O trabalho, apresentado no início do ano na reunião da Associação dos Economistas Americanos,
está disponível na Internet:
(www.imf.org/external/np/
speeches/ 1999).
O texto avalia e sugere a transformação do FMI num emprestador
de última instância. Esse é um conceito que se discute pelo menos
desde o início do século 19. Trata
da necessidade de um banco central dar mais crédito a uma economia exatamente quando nenhum
banco privado está disposto a emprestar. Ou seja, quando o sistema
financeiro mergulha numa espiral
de pânico.
Os mercados de capitais internacionais têm seguido a mesma lógica de fuga em massa de riscos reais
ou imaginários. Se nenhuma instituição com poder global entra como emprestador de última instância, criam-se círculos viciosos,
profecias auto-realizáveis.
A fuga de capitais asfixia o país
devedor, que, sem crédito e perdendo reservas, fica impossibilitado de honrar os compromissos externos. A percepção das dificuldades leva os investidores a uma retração ainda maior, perpetuando a
fuga e provocando um colapso final. Só uma injeção de liquidez suficientemente forte pode quebrar o
círculo vicioso, restaurando a credibilidade na capacidade de pagamento do país endividado.

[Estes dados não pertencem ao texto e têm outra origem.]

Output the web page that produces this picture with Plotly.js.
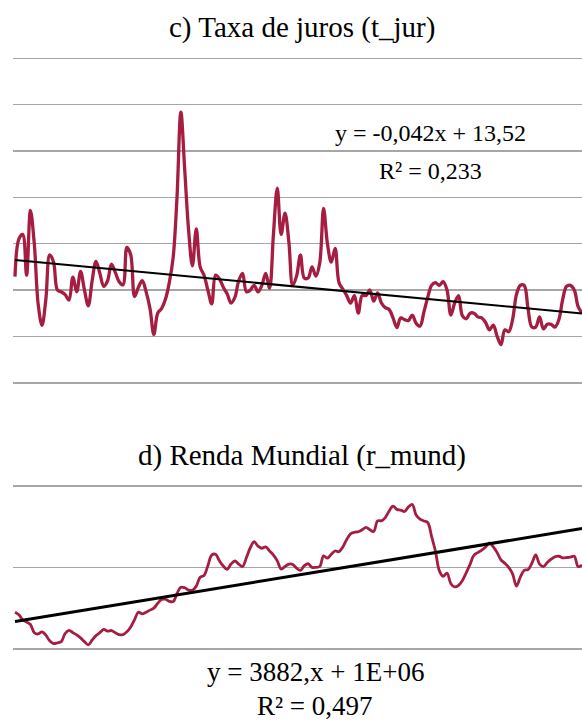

Ao discutir uma possível conversão do FMI em emprestador global
de última instância, Fischer reconhece que o setor privado tem um
papel limitado na solução das crises. Mas o técnico abre uma brecha
para a hipótese, sugerida em um
relatório do G-10, de modificação
nos contratos de dívida externa,
prevendo o reescalonamento de
pagamentos em uma situação de
crise.
De modo geral, acrescenta Fischer, "cláusulas sobre representação coletiva e decisões de credores
por maioria deveriam ser incluídas" nesses contratos, para facilitar novos acordos em momentos
de crise.
Finalmente, ele retoma a proposta apresentada por Jeffrey Sachs,
de atrasar pagamentos externos,
impondo formalmente uma suspensão de pagamentos pelo país
em crise.
E lembra que "o Comitê Executivo do FMI concordou que o Fundo
poderá emprestar para países em
atraso nos pagamentos a credores
privados, desde que estejam perseguindo políticas apropriadas e fazendo esforços de boa-fé para cooperar com os credores".
Ora, essa é uma hipótese muito
semelhante à linha de defesa de
controles sobre a saída de capitais
feita por outro economista do
MIT, Paul Krugman. Sendo temporária e fazendo-se acompanhar
de políticas fiscais adequadas (e de
doses de "boa-fé", seja lá qual for a
definição exata desse estado de alma), a imposição de controles sobre a saída de capitais pode ser
uma forma não apenas aceitável,
mas até mesmo justa de fazer com
que o setor financeiro privado pague pela crise, em vez de apenas fugir dela.
É curioso como certas pessoas
reagem raivosamente a opções estratégicas como essa, defendidas
por economistas respeitados e admitidas pelo FMI.
Há uma certa tendência, sobretudo entre economistas de países
em desenvolvimento, a atitudes
mais realistas que as do próprio
rei. Obviamente não está escrito
em lugar nenhum que calotes são
desejáveis ou que devam fazer parte de uma política oficial contra a
crise. Mas as sugestões de Stanley
Fischer nesse texto crucial são
mais que um recado nas entrelinhas. São o reconhecimento pragmático de que, num mundo de
mercados imperfeitos, é burrice
seguir políticas econômicas supostamente perfeitas.